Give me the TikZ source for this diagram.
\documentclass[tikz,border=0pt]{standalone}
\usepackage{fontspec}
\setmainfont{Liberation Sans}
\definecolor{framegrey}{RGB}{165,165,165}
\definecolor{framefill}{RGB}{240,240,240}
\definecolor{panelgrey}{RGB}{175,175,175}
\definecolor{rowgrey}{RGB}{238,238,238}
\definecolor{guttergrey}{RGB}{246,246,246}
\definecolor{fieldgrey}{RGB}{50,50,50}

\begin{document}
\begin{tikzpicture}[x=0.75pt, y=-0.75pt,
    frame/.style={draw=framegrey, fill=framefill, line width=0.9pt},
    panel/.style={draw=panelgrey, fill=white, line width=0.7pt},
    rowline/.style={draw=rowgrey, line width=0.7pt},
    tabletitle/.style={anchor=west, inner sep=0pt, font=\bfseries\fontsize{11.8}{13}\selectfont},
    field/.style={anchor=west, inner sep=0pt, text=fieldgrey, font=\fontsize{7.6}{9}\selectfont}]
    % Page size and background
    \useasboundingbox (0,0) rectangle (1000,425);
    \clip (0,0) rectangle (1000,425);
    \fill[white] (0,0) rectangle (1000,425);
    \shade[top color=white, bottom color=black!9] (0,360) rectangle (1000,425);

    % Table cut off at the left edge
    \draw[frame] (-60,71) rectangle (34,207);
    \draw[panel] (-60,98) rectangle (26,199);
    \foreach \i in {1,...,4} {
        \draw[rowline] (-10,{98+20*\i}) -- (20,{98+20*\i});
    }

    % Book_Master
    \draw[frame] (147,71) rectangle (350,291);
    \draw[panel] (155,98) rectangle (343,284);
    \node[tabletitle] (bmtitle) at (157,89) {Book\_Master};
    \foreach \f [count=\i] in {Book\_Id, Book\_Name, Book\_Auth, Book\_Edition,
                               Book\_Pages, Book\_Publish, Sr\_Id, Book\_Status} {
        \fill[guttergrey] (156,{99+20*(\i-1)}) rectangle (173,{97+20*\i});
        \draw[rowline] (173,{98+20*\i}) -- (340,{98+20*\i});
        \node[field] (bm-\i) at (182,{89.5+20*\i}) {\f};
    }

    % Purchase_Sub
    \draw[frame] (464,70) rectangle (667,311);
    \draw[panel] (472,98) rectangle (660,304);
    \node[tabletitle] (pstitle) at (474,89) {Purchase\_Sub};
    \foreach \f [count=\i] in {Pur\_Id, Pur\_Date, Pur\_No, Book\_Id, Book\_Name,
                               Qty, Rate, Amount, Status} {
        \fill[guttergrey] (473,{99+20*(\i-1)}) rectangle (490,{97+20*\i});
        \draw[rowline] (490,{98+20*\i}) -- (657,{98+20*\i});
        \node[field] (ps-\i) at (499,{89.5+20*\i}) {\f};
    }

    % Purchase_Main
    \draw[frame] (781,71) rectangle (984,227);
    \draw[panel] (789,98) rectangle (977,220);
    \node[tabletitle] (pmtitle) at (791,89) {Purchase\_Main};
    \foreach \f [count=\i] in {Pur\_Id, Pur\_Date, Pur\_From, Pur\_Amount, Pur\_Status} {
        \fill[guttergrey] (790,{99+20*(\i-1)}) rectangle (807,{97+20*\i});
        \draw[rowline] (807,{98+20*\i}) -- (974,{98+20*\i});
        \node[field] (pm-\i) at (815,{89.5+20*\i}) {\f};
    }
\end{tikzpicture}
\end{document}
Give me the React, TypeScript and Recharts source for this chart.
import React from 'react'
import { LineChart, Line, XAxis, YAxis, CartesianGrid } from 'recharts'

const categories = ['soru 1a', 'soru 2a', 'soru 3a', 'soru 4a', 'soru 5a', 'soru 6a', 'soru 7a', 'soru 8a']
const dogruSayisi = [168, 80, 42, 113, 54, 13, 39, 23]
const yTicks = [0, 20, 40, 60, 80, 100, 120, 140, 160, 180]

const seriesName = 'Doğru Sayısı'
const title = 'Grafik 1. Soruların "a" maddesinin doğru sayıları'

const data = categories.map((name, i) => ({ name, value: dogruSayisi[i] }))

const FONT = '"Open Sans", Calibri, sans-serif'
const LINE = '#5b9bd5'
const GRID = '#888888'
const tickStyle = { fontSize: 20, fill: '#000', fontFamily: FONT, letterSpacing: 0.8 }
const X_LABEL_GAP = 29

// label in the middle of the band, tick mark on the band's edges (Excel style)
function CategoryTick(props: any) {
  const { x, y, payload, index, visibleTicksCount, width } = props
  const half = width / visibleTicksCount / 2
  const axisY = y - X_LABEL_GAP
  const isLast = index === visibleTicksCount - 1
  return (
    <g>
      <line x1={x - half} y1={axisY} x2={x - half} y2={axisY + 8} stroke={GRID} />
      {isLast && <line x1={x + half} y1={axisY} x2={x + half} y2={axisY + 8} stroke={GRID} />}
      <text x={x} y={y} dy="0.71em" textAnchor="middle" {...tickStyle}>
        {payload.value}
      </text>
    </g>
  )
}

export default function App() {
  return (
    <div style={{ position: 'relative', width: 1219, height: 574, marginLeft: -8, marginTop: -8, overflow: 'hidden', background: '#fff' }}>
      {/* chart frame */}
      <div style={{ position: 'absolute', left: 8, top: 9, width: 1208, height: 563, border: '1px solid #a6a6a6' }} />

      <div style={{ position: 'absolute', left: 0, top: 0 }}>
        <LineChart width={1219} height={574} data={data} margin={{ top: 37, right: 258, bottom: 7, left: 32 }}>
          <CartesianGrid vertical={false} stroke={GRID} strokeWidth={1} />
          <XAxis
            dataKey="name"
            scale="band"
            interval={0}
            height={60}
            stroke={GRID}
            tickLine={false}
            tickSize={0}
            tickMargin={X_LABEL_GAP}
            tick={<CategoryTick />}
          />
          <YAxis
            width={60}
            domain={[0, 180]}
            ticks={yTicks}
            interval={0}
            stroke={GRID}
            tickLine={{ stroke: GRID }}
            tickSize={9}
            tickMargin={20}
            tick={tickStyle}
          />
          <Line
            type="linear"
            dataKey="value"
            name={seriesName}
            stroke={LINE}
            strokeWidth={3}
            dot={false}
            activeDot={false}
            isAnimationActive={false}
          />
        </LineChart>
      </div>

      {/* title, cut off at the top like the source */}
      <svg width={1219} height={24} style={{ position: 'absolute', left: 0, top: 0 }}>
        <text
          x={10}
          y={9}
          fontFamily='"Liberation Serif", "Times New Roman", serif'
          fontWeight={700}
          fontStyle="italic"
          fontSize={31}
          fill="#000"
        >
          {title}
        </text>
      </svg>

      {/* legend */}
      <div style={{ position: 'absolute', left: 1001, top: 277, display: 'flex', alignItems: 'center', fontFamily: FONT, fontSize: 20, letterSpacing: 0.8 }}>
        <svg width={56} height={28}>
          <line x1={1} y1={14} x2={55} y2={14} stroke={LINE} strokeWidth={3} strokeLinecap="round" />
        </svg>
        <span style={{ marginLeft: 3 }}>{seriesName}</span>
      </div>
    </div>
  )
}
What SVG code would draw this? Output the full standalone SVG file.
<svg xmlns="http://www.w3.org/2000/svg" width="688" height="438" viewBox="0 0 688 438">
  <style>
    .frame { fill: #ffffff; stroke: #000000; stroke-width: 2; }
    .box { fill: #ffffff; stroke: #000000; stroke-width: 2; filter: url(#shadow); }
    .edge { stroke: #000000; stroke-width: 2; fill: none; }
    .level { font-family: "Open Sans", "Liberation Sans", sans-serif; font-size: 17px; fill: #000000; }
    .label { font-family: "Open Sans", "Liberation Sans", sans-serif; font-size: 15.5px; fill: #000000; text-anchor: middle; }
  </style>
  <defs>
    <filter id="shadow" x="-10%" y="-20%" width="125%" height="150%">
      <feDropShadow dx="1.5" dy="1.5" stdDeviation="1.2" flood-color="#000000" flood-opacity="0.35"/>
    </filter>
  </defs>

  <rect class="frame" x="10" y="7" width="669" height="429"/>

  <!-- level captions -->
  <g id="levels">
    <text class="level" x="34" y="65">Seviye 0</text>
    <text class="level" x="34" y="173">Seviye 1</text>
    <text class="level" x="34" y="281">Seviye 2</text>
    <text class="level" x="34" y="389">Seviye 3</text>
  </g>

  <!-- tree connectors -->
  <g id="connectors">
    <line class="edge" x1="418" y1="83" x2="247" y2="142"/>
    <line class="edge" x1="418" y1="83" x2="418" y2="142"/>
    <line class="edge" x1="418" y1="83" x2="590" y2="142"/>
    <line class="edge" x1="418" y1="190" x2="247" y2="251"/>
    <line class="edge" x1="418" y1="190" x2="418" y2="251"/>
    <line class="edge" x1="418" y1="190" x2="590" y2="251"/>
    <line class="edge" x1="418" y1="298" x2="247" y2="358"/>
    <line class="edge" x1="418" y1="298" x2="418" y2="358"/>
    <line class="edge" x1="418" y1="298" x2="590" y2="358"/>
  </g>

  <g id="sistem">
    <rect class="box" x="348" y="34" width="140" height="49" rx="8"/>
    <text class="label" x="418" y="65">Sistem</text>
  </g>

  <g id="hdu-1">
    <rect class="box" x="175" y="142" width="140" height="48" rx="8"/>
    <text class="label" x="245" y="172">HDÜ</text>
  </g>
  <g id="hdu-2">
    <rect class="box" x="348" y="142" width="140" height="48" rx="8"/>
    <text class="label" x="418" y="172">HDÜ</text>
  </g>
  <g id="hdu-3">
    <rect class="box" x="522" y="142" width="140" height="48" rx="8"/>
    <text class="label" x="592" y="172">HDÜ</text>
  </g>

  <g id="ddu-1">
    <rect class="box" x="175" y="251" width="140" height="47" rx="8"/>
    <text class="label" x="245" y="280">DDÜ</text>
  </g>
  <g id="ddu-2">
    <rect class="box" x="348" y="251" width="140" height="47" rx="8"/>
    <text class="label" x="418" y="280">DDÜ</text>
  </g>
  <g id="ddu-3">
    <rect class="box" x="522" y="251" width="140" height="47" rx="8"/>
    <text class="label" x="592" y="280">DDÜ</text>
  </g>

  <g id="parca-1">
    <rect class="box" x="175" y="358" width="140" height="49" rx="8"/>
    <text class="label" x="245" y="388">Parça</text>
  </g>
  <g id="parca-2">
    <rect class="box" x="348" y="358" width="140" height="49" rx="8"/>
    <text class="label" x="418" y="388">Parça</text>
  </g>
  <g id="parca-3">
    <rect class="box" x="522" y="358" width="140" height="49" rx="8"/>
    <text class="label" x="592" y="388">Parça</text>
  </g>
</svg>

------------------------------

[SHORT PROBLEM] Extract verbatim only those lines that run from the line with "Give me the React, TypeScript" to the line with "const X_LABEL_GAP = 29", inclusive.

[RESULT]
Give me the React, TypeScript and Recharts source for this chart.
import React from 'react'
import { LineChart, Line, XAxis, YAxis, CartesianGrid } from 'recharts'

const categories = ['soru 1a', 'soru 2a', 'soru 3a', 'soru 4a', 'soru 5a', 'soru 6a', 'soru 7a', 'soru 8a']
const dogruSayisi = [168, 80, 42, 113, 54, 13, 39, 23]
const yTicks = [0, 20, 40, 60, 80, 100, 120, 140, 160, 180]

const seriesName = 'Doğru Sayısı'
const title = 'Grafik 1. Soruların "a" maddesinin doğru sayıları'

const data = categories.map((name, i) => ({ name, value: dogruSayisi[i] }))

const FONT = '"Open Sans", Calibri, sans-serif'
const LINE = '#5b9bd5'
const GRID = '#888888'
const tickStyle = { fontSize: 20, fill: '#000', fontFamily: FONT, letterSpacing: 0.8 }
const X_LABEL_GAP = 29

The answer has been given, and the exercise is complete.